Below is a listing to transcribe in full and exactly; keep the pictures out.

━━━ PROVIDED MATERIAL

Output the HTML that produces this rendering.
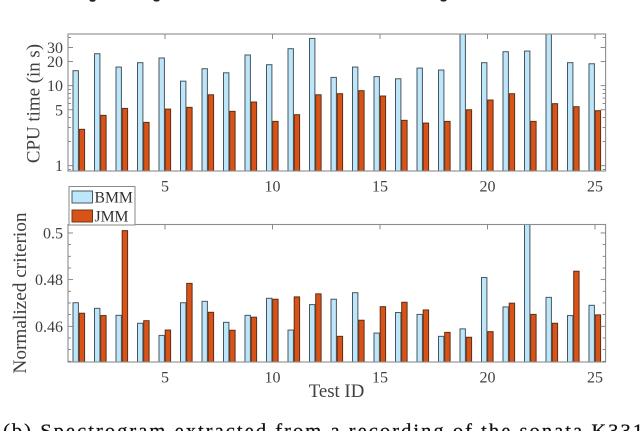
<!DOCTYPE html>
<html lang="en">
<head>
<meta charset="utf-8">
<title>CPU time and normalized criterion per test</title>
<style>
html,body{margin:0;padding:0;background:#fff;}
svg{display:block;font-family:"Liberation Serif",serif;filter:blur(0.35px);}
text{fill:#404040;}
</style>
</head>
<body>
<svg id="chart" xmlns="http://www.w3.org/2000/svg" width="640" height="431" viewBox="0 0 640 431">
  <defs>
    <clipPath id="clip-top"><rect x="68" y="34" width="537.6" height="137"/></clipPath>
    <clipPath id="clip-bottom"><rect x="68" y="224.5" width="537.6" height="137.5"/></clipPath>
  </defs>
  <rect x="0" y="0" width="640" height="431" fill="#fff"/>
  <g fill="#222">
    <ellipse cx="92.5" cy="0.5" rx="3" ry="1.2"/>
    <ellipse cx="156.5" cy="0.5" rx="3" ry="1"/>
    <ellipse cx="443.5" cy="0.5" rx="3" ry="1"/>
  </g>
  <g id="top-plot"></g>
  <g id="bottom-plot"></g>
  <text transform="translate(39.5,103.5) rotate(-90)" text-anchor="middle" font-size="18.9">CPU time (in s)</text>
  <text transform="translate(26,293) rotate(-90)" text-anchor="middle" font-size="19.3">Normalized criterion</text>
  <text x="336.5" y="397" text-anchor="middle" font-size="18.8">Test ID</text>
  <g>
    <rect x="69" y="186.5" width="66" height="38.5" fill="#fff" stroke="#8a8a8a" stroke-width="1"/>
    <rect x="72" y="191" width="20.5" height="12" fill="#bde6fa" stroke="#4a5a62" stroke-width="1"/>
    <text x="94.5" y="202.5" font-size="15.7" style="fill:#303030">BMM</text>
    <rect x="72" y="210" width="20.5" height="12" fill="#d95319" stroke="#6a3a20" stroke-width="1"/>
    <text x="94.5" y="221.5" font-size="15.7" style="fill:#303030">JMM</text>
  </g>
  <text x="3" y="437.5" font-size="20.5" textLength="640" lengthAdjust="spacing" stroke="#111" stroke-width="0.25" style="fill:#111">(b) Spectrogram extracted from a recording of the sonata K331</text>
</svg>
<script>
const testIds = [1,2,3,4,5,6,7,8,9,10,11,12,13,14,15,16,17,18,19,20,21,22,23,24,25];
const xTickValues = [5,10,15,20,25];

const cpuBmm = [15.4,25.1,17.1,19.4,22.2,11.4,16.3,14.5,24.2,18.3,29.0,39.0,12.7,17.1,13.0,12.2,16.6,15.7,50,19.4,26.6,27.1,50,19.4,18.8];
const cpuJmm = [2.85,4.26,5.2,3.48,5.1,5.36,7.7,4.78,6.25,3.58,4.34,7.7,7.94,8.66,7.43,3.69,3.41,3.58,5.0,6.62,7.94,3.58,5.96,5.46,4.87];
const cpuMajorTicks = [1,5,10,20,30];
const cpuMinorTicks = [0.9,2,3,4,6,7,8,9,40];

const critBmm = [0.4701,0.4677,0.4647,0.4613,0.4561,0.4701,0.4707,0.4617,0.4647,0.4720,0.4584,0.4693,0.4716,0.4744,0.4571,0.4659,0.4651,0.4557,0.4589,0.4809,0.4683,0.51,0.4724,0.4646,0.4690];
const critJmm = [0.4656,0.4646,0.5010,0.4624,0.4584,0.4784,0.4660,0.4583,0.4639,0.4716,0.4726,0.4739,0.4557,0.4626,0.4684,0.4703,0.4670,0.4574,0.4553,0.4577,0.4699,0.4651,0.4613,0.4836,0.4649];
const critMajorTicks = [0.46,0.48,0.5];
const critMinorTicks = [0.445,0.45,0.455,0.465,0.47,0.475,0.485,0.49,0.495];
const critTickLabels = ['0.46','0.48','0.5'];

const NS = 'http://www.w3.org/2000/svg';
const LEFT = 68, RIGHT = 605.6;
const xScale = v => 165 + (v - 5) * 21.5;
const yCpu = v => 165.7 - 80 * Math.log10(v);
const yCrit = v => 326.3 - (v - 0.46) * 2333.3;

function make(tag, attrs, parent) {
  const el = document.createElementNS(NS, tag);
  for (const k in attrs) el.setAttribute(k, attrs[k]);
  parent.appendChild(el);
  return el;
}

function drawPlot(group, top, bottom, clipId, yFn, bmm, jmm, majors, minors, labels, prefix) {
  const bars = make('g', {'clip-path': 'url(#' + clipId + ')'}, group);
  
  
  testIds.forEach((id, i) => {
    const c = xScale(id);
    const b = make('rect', {x: c - 6, y: yFn(bmm[i]), width: 5.4, height: Math.max(0, bottom - yFn(bmm[i])), fill: '#bde6fa', stroke: '#47565e', 'stroke-width': 1}, bars);
    
    
    const j = make('rect', {x: c + 0.2, y: yFn(jmm[i]), width: 5.4, height: Math.max(0, bottom - yFn(jmm[i])), fill: '#d95319', stroke: '#5a3018', 'stroke-width': 1}, bars);
    
    
  });

  const ticks = make('g', {stroke: '#6e6e6e', 'stroke-width': 0.8, fill: 'none'}, group);
  
  
  xTickValues.forEach(v => {
    const x = xScale(v);
    const t = make('line', {x1: x, x2: x, y1: top, y2: top + 5}, ticks);
    
    
    const label = make('text', {x: x, y: bottom + 20.7, 'text-anchor': 'middle', 'font-size': 16, stroke: 'none'}, group);
    label.textContent = String(v);
    
    
  });
  majors.forEach((v, i) => {
    const y = yFn(v);
    const a = make('line', {x1: LEFT, x2: LEFT + 5, y1: y, y2: y}, ticks);
    
    
    const b = make('line', {x1: RIGHT - 5, x2: RIGHT, y1: y, y2: y}, ticks);
    
    
    const label = make('text', {x: 63, y: y + 5.5, 'text-anchor': 'end', 'font-size': 16, stroke: 'none'}, group);
    label.textContent = labels[i];
    
    
  });
  minors.forEach(v => {
    const y = yFn(v);
    const a = make('line', {x1: LEFT, x2: LEFT + 3, y1: y, y2: y}, ticks);
    
    
    const b = make('line', {x1: RIGHT - 3, x2: RIGHT, y1: y, y2: y}, ticks);
    
    
  });

  const frame = make('rect', {x: LEFT, y: top, width: RIGHT - LEFT, height: bottom - top, fill: 'none', stroke: '#8c8c8c', 'stroke-width': 1.1}, group);
  
  
}

drawPlot(document.getElementById('top-plot'), 34, 171, 'clip-top', yCpu, cpuBmm, cpuJmm, cpuMajorTicks, cpuMinorTicks, cpuMajorTicks.map(String), 'cpu');
drawPlot(document.getElementById('bottom-plot'), 224.5, 362, 'clip-bottom', yCrit, critBmm, critJmm, critMajorTicks, critMinorTicks, critTickLabels, 'crit');
</script>
</body>
</html>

━━━━━━

**SOLUTION FOR THIS TASK:**
Output the HTML that produces this rendering.
<!DOCTYPE html>
<html lang="en">
<head>
<meta charset="utf-8">
<title>CPU time and normalized criterion per test</title>
<style>
html,body{margin:0;padding:0;background:#fff;}
svg{display:block;font-family:"Liberation Serif",serif;filter:blur(0.35px);}
text{fill:#404040;}
</style>
</head>
<body>
<svg id="chart" xmlns="http://www.w3.org/2000/svg" width="640" height="431" viewBox="0 0 640 431">
  <defs>
    <clipPath id="clip-top"><rect x="68" y="34" width="537.6" height="137"/></clipPath>
    <clipPath id="clip-bottom"><rect x="68" y="224.5" width="537.6" height="137.5"/></clipPath>
  </defs>
  <rect x="0" y="0" width="640" height="431" fill="#fff"/>
  <g fill="#222">
    <ellipse cx="92.5" cy="0.5" rx="3" ry="1.2"/>
    <ellipse cx="156.5" cy="0.5" rx="3" ry="1"/>
    <ellipse cx="443.5" cy="0.5" rx="3" ry="1"/>
  </g>
  <g id="top-plot"></g>
  <g id="bottom-plot"></g>
  <text transform="translate(39.5,103.5) rotate(-90)" text-anchor="middle" font-size="18.9">CPU time (in s)</text>
  <text transform="translate(26,293) rotate(-90)" text-anchor="middle" font-size="19.3">Normalized criterion</text>
  <text x="336.5" y="397" text-anchor="middle" font-size="18.8">Test ID</text>
  <g>
    <rect x="69" y="186.5" width="66" height="38.5" fill="#fff" stroke="#8a8a8a" stroke-width="1"/>
    <rect x="72" y="191" width="20.5" height="12" fill="#bde6fa" stroke="#4a5a62" stroke-width="1"/>
    <text x="94.5" y="202.5" font-size="15.7" style="fill:#303030">BMM</text>
    <rect x="72" y="210" width="20.5" height="12" fill="#d95319" stroke="#6a3a20" stroke-width="1"/>
    <text x="94.5" y="221.5" font-size="15.7" style="fill:#303030">JMM</text>
  </g>
  <text x="3" y="437.5" font-size="20.5" textLength="640" lengthAdjust="spacing" stroke="#111" stroke-width="0.25" style="fill:#111">(b) Spectrogram extracted from a recording of the sonata K331</text>
</svg>
<script>
const testIds = [1,2,3,4,5,6,7,8,9,10,11,12,13,14,15,16,17,18,19,20,21,22,23,24,25];
const xTickValues = [5,10,15,20,25];

const cpuBmm = [15.4,25.1,17.1,19.4,22.2,11.4,16.3,14.5,24.2,18.3,29.0,39.0,12.7,17.1,13.0,12.2,16.6,15.7,50,19.4,26.6,27.1,50,19.4,18.8];
const cpuJmm = [2.85,4.26,5.2,3.48,5.1,5.36,7.7,4.78,6.25,3.58,4.34,7.7,7.94,8.66,7.43,3.69,3.41,3.58,5.0,6.62,7.94,3.58,5.96,5.46,4.87];
const cpuMajorTicks = [1,5,10,20,30];
const cpuMinorTicks = [0.9,2,3,4,6,7,8,9,40];

const critBmm = [0.4701,0.4677,0.4647,0.4613,0.4561,0.4701,0.4707,0.4617,0.4647,0.4720,0.4584,0.4693,0.4716,0.4744,0.4571,0.4659,0.4651,0.4557,0.4589,0.4809,0.4683,0.51,0.4724,0.4646,0.4690];
const critJmm = [0.4656,0.4646,0.5010,0.4624,0.4584,0.4784,0.4660,0.4583,0.4639,0.4716,0.4726,0.4739,0.4557,0.4626,0.4684,0.4703,0.4670,0.4574,0.4553,0.4577,0.4699,0.4651,0.4613,0.4836,0.4649];
const critMajorTicks = [0.46,0.48,0.5];
const critMinorTicks = [0.445,0.45,0.455,0.465,0.47,0.475,0.485,0.49,0.495];
const critTickLabels = ['0.46','0.48','0.5'];

const NS = 'http://www.w3.org/2000/svg';
const LEFT = 68, RIGHT = 605.6;
const xScale = v => 165 + (v - 5) * 21.5;
const yCpu = v => 165.7 - 80 * Math.log10(v);
const yCrit = v => 326.3 - (v - 0.46) * 2333.3;

function make(tag, attrs, parent) {
  const el = document.createElementNS(NS, tag);
  for (const k in attrs) el.setAttribute(k, attrs[k]);
  parent.appendChild(el);
  return el;
}

function drawPlot(group, top, bottom, clipId, yFn, bmm, jmm, majors, minors, labels, prefix) {
  const bars = make('g', {'clip-path': 'url(#' + clipId + ')'}, group);
  
  
  testIds.forEach((id, i) => {
    const c = xScale(id);
    const b = make('rect', {x: c - 6, y: yFn(bmm[i]), width: 5.4, height: Math.max(0, bottom - yFn(bmm[i])), fill: '#bde6fa', stroke: '#47565e', 'stroke-width': 1}, bars);
    
    
    const j = make('rect', {x: c + 0.2, y: yFn(jmm[i]), width: 5.4, height: Math.max(0, bottom - yFn(jmm[i])), fill: '#d95319', stroke: '#5a3018', 'stroke-width': 1}, bars);
    
    
  });

  const ticks = make('g', {stroke: '#6e6e6e', 'stroke-width': 0.8, fill: 'none'}, group);
  
  
  xTickValues.forEach(v => {
    const x = xScale(v);
    const t = make('line', {x1: x, x2: x, y1: top, y2: top + 5}, ticks);
    
    
    const label = make('text', {x: x, y: bottom + 20.7, 'text-anchor': 'middle', 'font-size': 16, stroke: 'none'}, group);
    label.textContent = String(v);
    
    
  });
  majors.forEach((v, i) => {
    const y = yFn(v);
    const a = make('line', {x1: LEFT, x2: LEFT + 5, y1: y, y2: y}, ticks);
    
    
    const b = make('line', {x1: RIGHT - 5, x2: RIGHT, y1: y, y2: y}, ticks);
    
    
    const label = make('text', {x: 63, y: y + 5.5, 'text-anchor': 'end', 'font-size': 16, stroke: 'none'}, group);
    label.textContent = labels[i];
    
    
  });
  minors.forEach(v => {
    const y = yFn(v);
    const a = make('line', {x1: LEFT, x2: LEFT + 3, y1: y, y2: y}, ticks);
    
    
    const b = make('line', {x1: RIGHT - 3, x2: RIGHT, y1: y, y2: y}, ticks);
    
    
  });

  const frame = make('rect', {x: LEFT, y: top, width: RIGHT - LEFT, height: bottom - top, fill: 'none', stroke: '#8c8c8c', 'stroke-width': 1.1}, group);
  
  
}

drawPlot(document.getElementById('top-plot'), 34, 171, 'clip-top', yCpu, cpuBmm, cpuJmm, cpuMajorTicks, cpuMinorTicks, cpuMajorTicks.map(String), 'cpu');
drawPlot(document.getElementById('bottom-plot'), 224.5, 362, 'clip-bottom', yCrit, critBmm, critJmm, critMajorTicks, critMinorTicks, critTickLabels, 'crit');
</script>
</body>
</html>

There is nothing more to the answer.